=== ENTRIES PROVIDED ===

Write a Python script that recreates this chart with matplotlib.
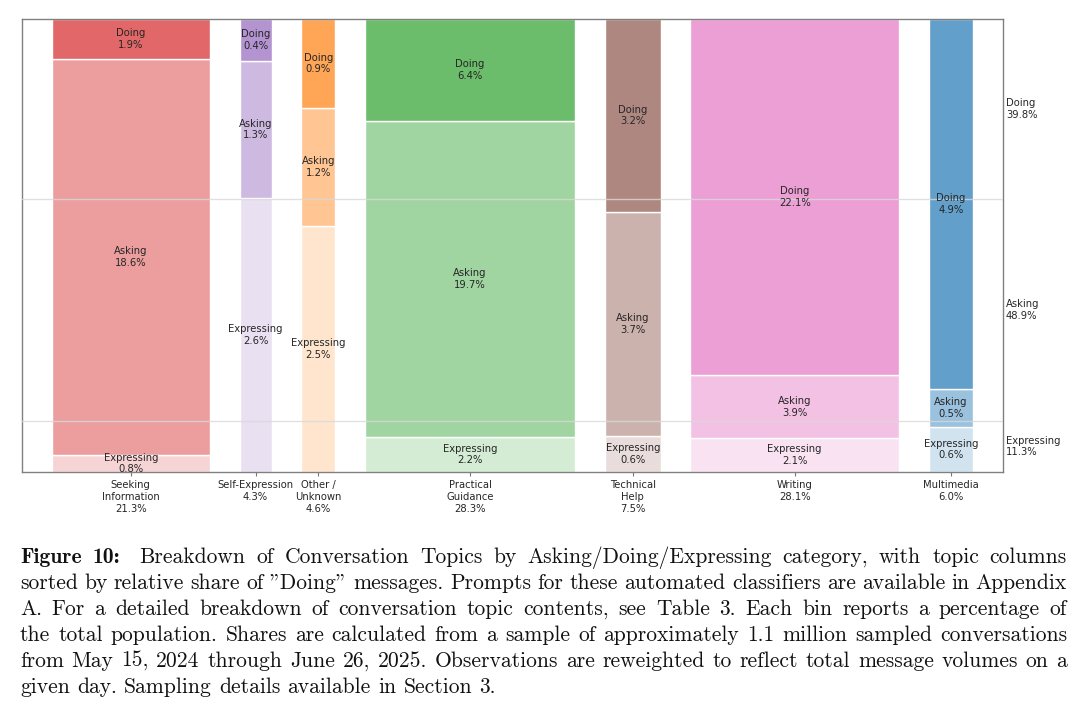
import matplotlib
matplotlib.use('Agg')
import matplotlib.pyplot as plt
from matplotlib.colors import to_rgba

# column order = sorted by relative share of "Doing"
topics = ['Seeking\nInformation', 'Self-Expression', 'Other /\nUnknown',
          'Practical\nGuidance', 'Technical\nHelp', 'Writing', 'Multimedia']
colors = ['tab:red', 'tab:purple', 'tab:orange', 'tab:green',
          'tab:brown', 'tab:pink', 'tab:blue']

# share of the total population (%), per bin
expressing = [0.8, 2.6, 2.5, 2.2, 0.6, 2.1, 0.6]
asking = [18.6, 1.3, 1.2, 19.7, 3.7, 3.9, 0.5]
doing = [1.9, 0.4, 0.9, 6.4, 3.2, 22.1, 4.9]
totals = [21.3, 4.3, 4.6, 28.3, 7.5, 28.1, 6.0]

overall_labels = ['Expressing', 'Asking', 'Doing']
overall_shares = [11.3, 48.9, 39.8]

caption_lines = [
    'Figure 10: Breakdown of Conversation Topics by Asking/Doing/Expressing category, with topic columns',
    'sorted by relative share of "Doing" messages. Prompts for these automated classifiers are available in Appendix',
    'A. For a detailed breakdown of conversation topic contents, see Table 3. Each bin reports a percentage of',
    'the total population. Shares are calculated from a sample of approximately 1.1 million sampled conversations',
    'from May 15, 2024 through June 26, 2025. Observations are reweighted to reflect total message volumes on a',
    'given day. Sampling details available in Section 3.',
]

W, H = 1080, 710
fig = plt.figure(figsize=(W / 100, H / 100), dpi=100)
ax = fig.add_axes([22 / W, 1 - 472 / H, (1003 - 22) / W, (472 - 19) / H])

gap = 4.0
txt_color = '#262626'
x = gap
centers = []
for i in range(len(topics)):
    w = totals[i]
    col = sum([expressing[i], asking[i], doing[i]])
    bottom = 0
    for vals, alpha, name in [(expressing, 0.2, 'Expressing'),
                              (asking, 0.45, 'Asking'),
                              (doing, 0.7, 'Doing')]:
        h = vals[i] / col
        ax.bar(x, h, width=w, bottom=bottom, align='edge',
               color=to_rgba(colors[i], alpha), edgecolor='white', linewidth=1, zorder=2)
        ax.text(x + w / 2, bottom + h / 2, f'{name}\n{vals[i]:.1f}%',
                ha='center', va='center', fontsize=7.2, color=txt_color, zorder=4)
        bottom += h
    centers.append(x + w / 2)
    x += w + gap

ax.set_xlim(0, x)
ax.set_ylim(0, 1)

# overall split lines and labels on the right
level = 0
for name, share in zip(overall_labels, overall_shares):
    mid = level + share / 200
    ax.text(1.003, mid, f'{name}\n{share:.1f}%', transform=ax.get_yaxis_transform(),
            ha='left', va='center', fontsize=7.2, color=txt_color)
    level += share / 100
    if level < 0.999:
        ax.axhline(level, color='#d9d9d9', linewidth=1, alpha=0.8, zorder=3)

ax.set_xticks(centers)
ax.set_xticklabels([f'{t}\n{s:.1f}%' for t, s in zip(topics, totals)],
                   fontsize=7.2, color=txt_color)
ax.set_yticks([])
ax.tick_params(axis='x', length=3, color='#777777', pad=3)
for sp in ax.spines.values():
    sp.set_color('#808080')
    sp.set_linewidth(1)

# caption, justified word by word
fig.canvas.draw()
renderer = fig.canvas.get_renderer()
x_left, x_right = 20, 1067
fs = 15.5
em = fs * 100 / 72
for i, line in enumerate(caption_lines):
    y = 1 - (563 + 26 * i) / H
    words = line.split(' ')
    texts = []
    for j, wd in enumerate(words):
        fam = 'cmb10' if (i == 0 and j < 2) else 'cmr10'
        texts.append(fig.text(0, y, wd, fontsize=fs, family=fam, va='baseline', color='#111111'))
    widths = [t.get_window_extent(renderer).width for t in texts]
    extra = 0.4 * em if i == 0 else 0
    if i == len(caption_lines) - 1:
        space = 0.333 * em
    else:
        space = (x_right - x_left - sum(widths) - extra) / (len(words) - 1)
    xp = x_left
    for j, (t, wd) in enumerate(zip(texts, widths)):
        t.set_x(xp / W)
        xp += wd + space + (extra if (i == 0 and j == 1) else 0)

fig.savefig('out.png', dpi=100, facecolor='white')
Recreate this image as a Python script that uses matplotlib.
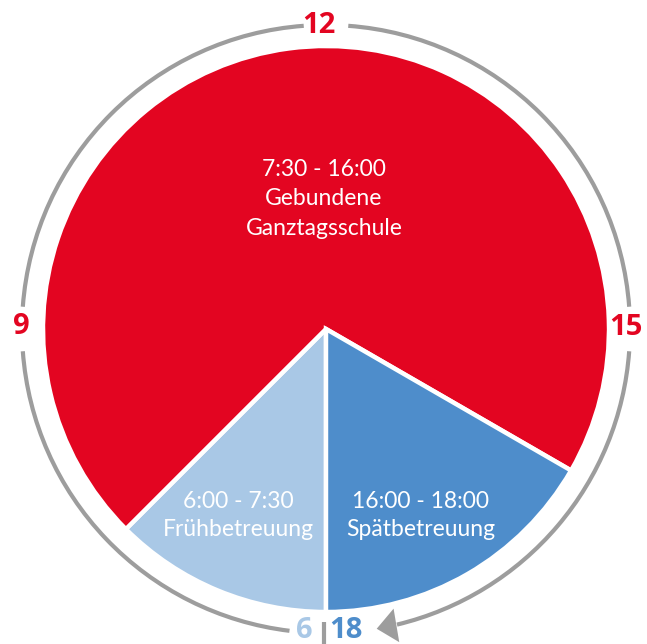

===

WHAT TO DO =>
Except for the pictures, print the data above exactly.

RESPONSE TO THIS TASK =>
Write a Python script that recreates this chart with matplotlib.
import matplotlib
matplotlib.use('Agg')
import matplotlib.pyplot as plt
from matplotlib.colors import to_rgba

# column order = sorted by relative share of "Doing"
topics = ['Seeking\nInformation', 'Self-Expression', 'Other /\nUnknown',
          'Practical\nGuidance', 'Technical\nHelp', 'Writing', 'Multimedia']
colors = ['tab:red', 'tab:purple', 'tab:orange', 'tab:green',
          'tab:brown', 'tab:pink', 'tab:blue']

# share of the total population (%), per bin
expressing = [0.8, 2.6, 2.5, 2.2, 0.6, 2.1, 0.6]
asking = [18.6, 1.3, 1.2, 19.7, 3.7, 3.9, 0.5]
doing = [1.9, 0.4, 0.9, 6.4, 3.2, 22.1, 4.9]
totals = [21.3, 4.3, 4.6, 28.3, 7.5, 28.1, 6.0]

overall_labels = ['Expressing', 'Asking', 'Doing']
overall_shares = [11.3, 48.9, 39.8]

caption_lines = [
    'Figure 10: Breakdown of Conversation Topics by Asking/Doing/Expressing category, with topic columns',
    'sorted by relative share of "Doing" messages. Prompts for these automated classifiers are available in Appendix',
    'A. For a detailed breakdown of conversation topic contents, see Table 3. Each bin reports a percentage of',
    'the total population. Shares are calculated from a sample of approximately 1.1 million sampled conversations',
    'from May 15, 2024 through June 26, 2025. Observations are reweighted to reflect total message volumes on a',
    'given day. Sampling details available in Section 3.',
]

W, H = 1080, 710
fig = plt.figure(figsize=(W / 100, H / 100), dpi=100)
ax = fig.add_axes([22 / W, 1 - 472 / H, (1003 - 22) / W, (472 - 19) / H])

gap = 4.0
txt_color = '#262626'
x = gap
centers = []
for i in range(len(topics)):
    w = totals[i]
    col = sum([expressing[i], asking[i], doing[i]])
    bottom = 0
    for vals, alpha, name in [(expressing, 0.2, 'Expressing'),
                              (asking, 0.45, 'Asking'),
                              (doing, 0.7, 'Doing')]:
        h = vals[i] / col
        ax.bar(x, h, width=w, bottom=bottom, align='edge',
               color=to_rgba(colors[i], alpha), edgecolor='white', linewidth=1, zorder=2)
        ax.text(x + w / 2, bottom + h / 2, f'{name}\n{vals[i]:.1f}%',
                ha='center', va='center', fontsize=7.2, color=txt_color, zorder=4)
        bottom += h
    centers.append(x + w / 2)
    x += w + gap

ax.set_xlim(0, x)
ax.set_ylim(0, 1)

# overall split lines and labels on the right
level = 0
for name, share in zip(overall_labels, overall_shares):
    mid = level + share / 200
    ax.text(1.003, mid, f'{name}\n{share:.1f}%', transform=ax.get_yaxis_transform(),
            ha='left', va='center', fontsize=7.2, color=txt_color)
    level += share / 100
    if level < 0.999:
        ax.axhline(level, color='#d9d9d9', linewidth=1, alpha=0.8, zorder=3)

ax.set_xticks(centers)
ax.set_xticklabels([f'{t}\n{s:.1f}%' for t, s in zip(topics, totals)],
                   fontsize=7.2, color=txt_color)
ax.set_yticks([])
ax.tick_params(axis='x', length=3, color='#777777', pad=3)
for sp in ax.spines.values():
    sp.set_color('#808080')
    sp.set_linewidth(1)

# caption, justified word by word
fig.canvas.draw()
renderer = fig.canvas.get_renderer()
x_left, x_right = 20, 1067
fs = 15.5
em = fs * 100 / 72
for i, line in enumerate(caption_lines):
    y = 1 - (563 + 26 * i) / H
    words = line.split(' ')
    texts = []
    for j, wd in enumerate(words):
        fam = 'cmb10' if (i == 0 and j < 2) else 'cmr10'
        texts.append(fig.text(0, y, wd, fontsize=fs, family=fam, va='baseline', color='#111111'))
    widths = [t.get_window_extent(renderer).width for t in texts]
    extra = 0.4 * em if i == 0 else 0
    if i == len(caption_lines) - 1:
        space = 0.333 * em
    else:
        space = (x_right - x_left - sum(widths) - extra) / (len(words) - 1)
    xp = x_left
    for j, (t, wd) in enumerate(zip(texts, widths)):
        t.set_x(xp / W)
        xp += wd + space + (extra if (i == 0 and j == 1) else 0)

fig.savefig('out.png', dpi=100, facecolor='white')
Recreate this image as a Python script that uses matplotlib.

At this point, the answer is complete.